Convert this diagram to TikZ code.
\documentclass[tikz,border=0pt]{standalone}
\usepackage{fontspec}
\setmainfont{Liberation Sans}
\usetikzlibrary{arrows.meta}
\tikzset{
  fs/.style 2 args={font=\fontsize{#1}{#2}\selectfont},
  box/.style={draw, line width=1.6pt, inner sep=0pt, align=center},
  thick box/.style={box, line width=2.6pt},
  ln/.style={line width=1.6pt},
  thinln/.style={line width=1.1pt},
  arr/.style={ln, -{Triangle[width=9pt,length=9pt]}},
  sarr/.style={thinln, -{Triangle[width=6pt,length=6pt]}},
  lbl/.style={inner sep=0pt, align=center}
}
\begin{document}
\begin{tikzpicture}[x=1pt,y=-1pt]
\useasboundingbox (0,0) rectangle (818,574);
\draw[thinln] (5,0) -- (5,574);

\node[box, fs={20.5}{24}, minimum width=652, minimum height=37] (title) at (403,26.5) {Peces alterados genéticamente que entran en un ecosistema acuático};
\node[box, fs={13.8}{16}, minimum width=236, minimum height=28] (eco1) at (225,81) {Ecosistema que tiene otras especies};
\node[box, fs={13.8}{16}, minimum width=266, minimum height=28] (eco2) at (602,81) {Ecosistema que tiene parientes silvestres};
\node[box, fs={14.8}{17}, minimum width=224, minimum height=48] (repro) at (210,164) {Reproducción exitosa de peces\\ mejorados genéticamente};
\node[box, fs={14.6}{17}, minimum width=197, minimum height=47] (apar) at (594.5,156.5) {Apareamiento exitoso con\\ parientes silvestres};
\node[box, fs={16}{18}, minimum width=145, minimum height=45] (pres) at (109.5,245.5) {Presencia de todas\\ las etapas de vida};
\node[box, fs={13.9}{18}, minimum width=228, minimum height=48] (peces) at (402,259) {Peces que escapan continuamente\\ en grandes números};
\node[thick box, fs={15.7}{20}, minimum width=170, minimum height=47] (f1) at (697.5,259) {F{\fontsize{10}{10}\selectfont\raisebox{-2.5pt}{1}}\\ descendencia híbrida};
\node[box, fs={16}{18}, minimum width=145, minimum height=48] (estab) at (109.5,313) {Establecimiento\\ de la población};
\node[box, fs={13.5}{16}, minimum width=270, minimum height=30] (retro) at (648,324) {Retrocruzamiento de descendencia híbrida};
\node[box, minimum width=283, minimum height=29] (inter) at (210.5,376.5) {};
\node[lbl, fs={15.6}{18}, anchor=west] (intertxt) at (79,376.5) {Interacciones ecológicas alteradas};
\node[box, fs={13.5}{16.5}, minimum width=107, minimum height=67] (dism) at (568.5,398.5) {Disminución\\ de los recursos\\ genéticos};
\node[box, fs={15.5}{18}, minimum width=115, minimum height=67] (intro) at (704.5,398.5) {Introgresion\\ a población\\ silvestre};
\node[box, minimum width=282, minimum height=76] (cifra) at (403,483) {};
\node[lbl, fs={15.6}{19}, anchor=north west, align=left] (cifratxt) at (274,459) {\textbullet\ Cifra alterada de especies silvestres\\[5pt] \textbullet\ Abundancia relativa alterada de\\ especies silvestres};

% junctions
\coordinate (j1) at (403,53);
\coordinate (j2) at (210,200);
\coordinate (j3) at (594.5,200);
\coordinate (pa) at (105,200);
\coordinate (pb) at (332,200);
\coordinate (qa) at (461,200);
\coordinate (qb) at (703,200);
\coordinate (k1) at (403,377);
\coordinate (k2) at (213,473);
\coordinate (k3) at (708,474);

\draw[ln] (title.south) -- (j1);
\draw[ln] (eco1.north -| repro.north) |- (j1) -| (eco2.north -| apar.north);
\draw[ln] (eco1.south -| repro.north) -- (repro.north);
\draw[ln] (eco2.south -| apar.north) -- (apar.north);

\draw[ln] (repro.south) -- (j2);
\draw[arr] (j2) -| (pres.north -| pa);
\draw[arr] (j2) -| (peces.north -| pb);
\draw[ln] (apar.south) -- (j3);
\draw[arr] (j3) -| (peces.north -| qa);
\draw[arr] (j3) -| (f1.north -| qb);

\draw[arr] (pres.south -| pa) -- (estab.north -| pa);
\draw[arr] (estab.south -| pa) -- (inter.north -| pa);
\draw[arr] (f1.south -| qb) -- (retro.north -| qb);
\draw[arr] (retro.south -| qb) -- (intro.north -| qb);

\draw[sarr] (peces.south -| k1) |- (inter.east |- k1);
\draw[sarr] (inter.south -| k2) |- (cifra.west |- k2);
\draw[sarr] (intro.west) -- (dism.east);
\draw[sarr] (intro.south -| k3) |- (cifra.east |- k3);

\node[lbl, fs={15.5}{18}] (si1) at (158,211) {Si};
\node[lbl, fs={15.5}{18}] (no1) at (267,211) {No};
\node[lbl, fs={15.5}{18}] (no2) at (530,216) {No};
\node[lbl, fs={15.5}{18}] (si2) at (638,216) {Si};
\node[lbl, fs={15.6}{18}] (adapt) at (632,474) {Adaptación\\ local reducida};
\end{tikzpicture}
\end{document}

--

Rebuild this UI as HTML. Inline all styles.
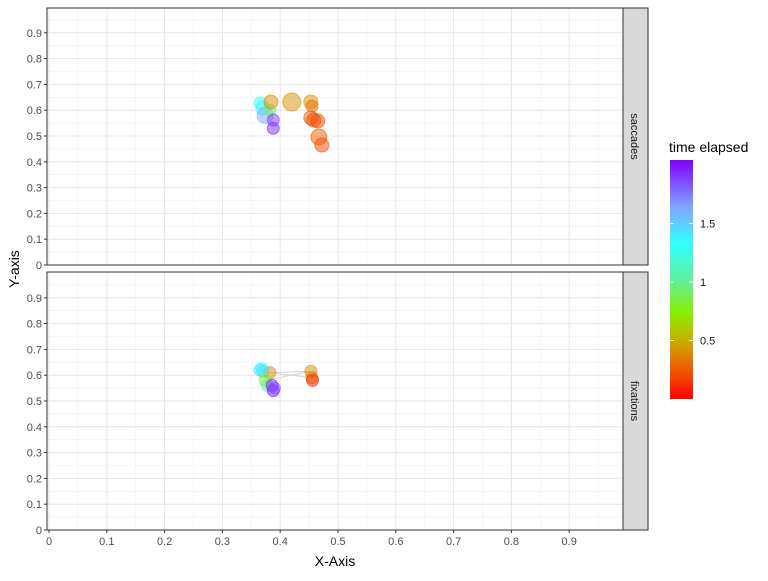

...

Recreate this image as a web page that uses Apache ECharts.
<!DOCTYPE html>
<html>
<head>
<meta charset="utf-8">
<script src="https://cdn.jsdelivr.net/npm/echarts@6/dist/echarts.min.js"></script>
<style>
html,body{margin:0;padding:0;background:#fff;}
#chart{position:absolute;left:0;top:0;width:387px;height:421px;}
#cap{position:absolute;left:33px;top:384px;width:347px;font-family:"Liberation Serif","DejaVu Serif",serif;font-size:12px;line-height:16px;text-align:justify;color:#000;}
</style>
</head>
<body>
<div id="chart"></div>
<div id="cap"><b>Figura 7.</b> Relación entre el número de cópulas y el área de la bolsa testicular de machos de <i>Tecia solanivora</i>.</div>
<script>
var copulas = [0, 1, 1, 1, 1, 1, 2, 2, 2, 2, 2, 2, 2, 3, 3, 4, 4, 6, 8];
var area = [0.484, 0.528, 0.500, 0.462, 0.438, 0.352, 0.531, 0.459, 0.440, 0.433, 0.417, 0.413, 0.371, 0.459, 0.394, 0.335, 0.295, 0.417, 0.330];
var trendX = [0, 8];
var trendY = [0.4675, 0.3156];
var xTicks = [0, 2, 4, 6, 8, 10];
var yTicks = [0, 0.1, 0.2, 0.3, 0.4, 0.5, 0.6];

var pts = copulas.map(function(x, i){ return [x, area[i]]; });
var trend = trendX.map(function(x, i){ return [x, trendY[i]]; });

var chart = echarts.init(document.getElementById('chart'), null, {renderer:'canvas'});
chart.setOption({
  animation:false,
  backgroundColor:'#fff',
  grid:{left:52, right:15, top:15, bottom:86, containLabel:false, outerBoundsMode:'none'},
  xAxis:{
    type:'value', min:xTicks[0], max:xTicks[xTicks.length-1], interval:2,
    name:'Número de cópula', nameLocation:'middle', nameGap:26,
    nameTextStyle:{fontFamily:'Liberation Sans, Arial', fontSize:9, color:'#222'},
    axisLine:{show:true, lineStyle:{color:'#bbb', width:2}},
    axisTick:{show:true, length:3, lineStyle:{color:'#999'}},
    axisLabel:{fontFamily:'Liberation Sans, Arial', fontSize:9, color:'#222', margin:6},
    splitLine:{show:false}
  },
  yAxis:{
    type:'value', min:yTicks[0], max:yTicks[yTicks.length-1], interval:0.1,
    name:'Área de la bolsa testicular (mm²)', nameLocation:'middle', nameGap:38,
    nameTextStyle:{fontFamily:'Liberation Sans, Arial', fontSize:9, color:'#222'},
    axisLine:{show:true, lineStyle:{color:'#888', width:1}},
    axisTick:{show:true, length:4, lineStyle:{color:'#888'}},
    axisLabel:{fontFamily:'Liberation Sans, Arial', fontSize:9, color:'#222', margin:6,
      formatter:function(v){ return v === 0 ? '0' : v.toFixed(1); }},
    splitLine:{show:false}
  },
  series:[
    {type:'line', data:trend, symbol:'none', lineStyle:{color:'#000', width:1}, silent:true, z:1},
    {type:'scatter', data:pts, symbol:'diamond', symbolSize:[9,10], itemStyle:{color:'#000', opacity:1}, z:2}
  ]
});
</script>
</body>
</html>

● **OBJECTIVE**
Write out exactly the lines running from the line containing "Convert this diagram to TikZ code." to the line containing "(5,0) -- (5,574);", with both of those lines included.

● **REPLY**
Convert this diagram to TikZ code.
\documentclass[tikz,border=0pt]{standalone}
\usepackage{fontspec}
\setmainfont{Liberation Sans}
\usetikzlibrary{arrows.meta}
\tikzset{
  fs/.style 2 args={font=\fontsize{#1}{#2}\selectfont},
  box/.style={draw, line width=1.6pt, inner sep=0pt, align=center},
  thick box/.style={box, line width=2.6pt},
  ln/.style={line width=1.6pt},
  thinln/.style={line width=1.1pt},
  arr/.style={ln, -{Triangle[width=9pt,length=9pt]}},
  sarr/.style={thinln, -{Triangle[width=6pt,length=6pt]}},
  lbl/.style={inner sep=0pt, align=center}
}
\begin{document}
\begin{tikzpicture}[x=1pt,y=-1pt]
\useasboundingbox (0,0) rectangle (818,574);
\draw[thinln] (5,0) -- (5,574);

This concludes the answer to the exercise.